» **EXCERPTED RECORDS**

= = = =

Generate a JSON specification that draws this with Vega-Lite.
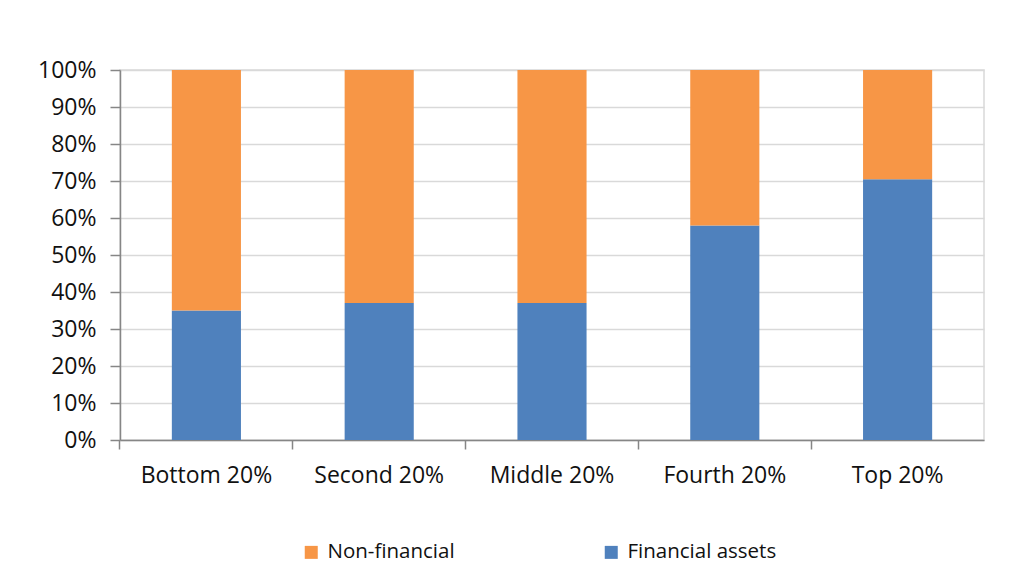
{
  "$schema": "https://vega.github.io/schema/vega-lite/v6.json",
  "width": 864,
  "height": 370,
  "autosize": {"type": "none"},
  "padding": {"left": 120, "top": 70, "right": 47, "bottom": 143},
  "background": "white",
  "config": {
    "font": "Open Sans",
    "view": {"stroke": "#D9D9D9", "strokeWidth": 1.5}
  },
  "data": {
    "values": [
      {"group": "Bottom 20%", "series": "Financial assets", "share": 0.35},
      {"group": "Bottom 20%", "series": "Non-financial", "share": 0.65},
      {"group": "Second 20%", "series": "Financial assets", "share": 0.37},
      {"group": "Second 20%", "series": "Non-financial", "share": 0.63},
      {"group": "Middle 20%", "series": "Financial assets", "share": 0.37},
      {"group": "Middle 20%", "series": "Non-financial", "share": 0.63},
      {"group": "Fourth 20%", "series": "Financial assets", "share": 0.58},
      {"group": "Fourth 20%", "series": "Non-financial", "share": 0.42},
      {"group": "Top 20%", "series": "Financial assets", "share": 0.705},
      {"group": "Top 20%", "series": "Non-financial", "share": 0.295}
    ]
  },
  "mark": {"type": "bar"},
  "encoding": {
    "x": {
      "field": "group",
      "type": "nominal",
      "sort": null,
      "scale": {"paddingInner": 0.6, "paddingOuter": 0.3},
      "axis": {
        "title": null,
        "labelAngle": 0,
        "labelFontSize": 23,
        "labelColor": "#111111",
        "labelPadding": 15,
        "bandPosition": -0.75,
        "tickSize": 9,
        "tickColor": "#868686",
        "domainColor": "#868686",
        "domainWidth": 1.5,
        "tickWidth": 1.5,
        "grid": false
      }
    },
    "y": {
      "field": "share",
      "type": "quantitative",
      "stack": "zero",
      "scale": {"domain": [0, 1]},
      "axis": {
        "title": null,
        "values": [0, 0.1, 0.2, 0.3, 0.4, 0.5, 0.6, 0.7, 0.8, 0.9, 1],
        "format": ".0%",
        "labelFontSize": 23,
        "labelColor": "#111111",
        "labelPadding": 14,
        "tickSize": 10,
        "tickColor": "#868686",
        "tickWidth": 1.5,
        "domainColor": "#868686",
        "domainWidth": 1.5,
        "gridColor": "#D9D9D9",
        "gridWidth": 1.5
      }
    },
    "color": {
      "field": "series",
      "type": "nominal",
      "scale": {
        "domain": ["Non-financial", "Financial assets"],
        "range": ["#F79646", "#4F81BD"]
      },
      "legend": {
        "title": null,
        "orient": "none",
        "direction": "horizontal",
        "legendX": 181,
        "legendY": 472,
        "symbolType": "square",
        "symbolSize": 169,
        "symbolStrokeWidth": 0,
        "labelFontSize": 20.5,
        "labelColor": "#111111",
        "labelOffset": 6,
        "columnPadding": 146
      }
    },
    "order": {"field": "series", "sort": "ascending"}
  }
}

= = = =

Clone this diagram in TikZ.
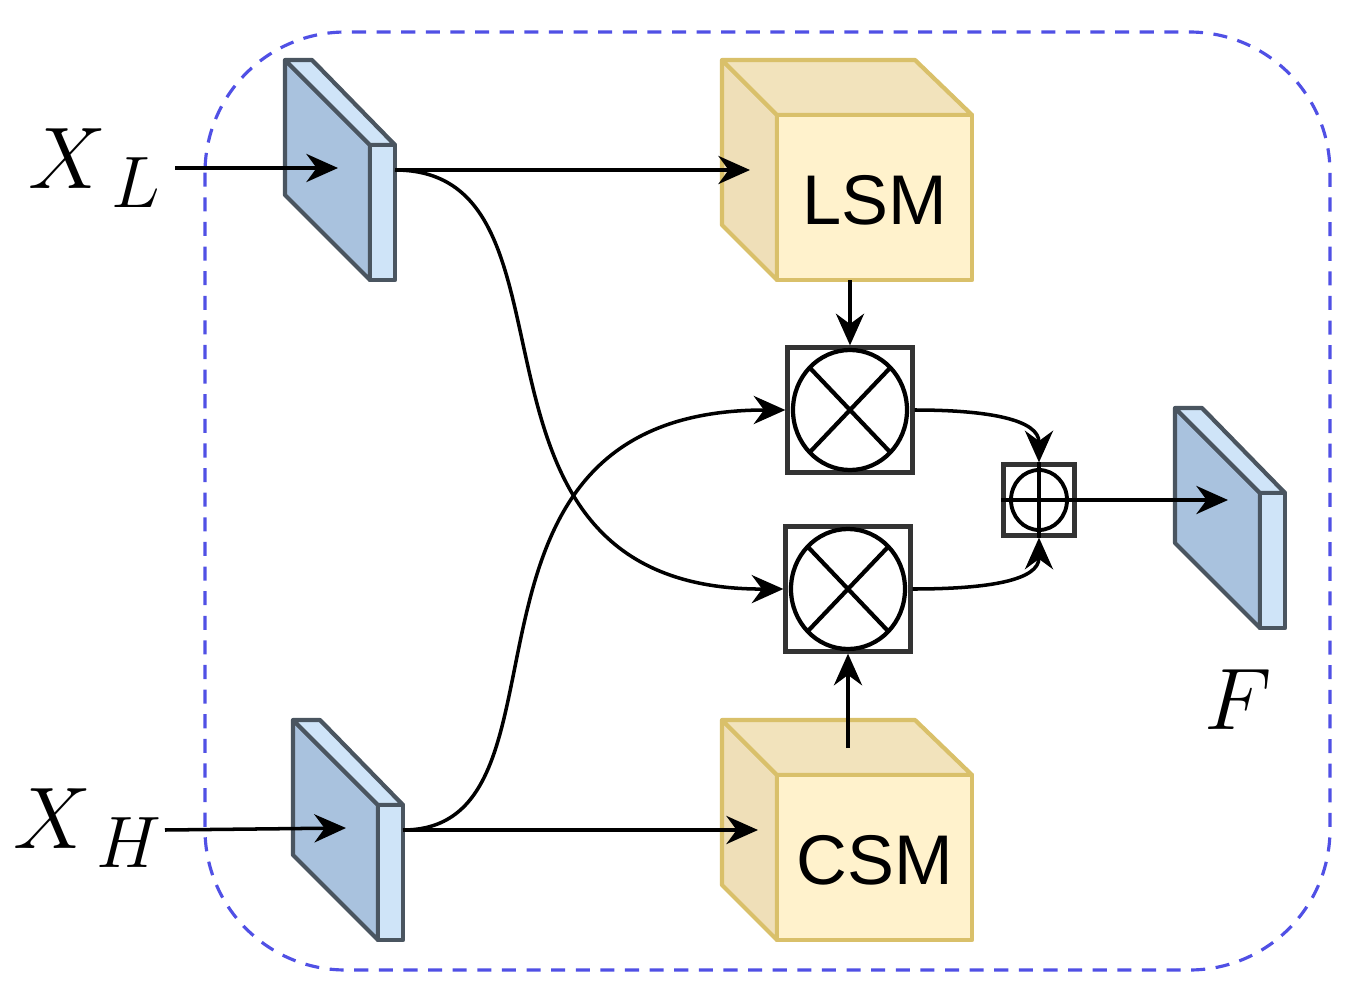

= = = =

» **WHAT NEEDS TO BE DONE**
Say how many lines in the records hold "this", with the number as the whole reply.

» **EXERCISE OUTPUT**
2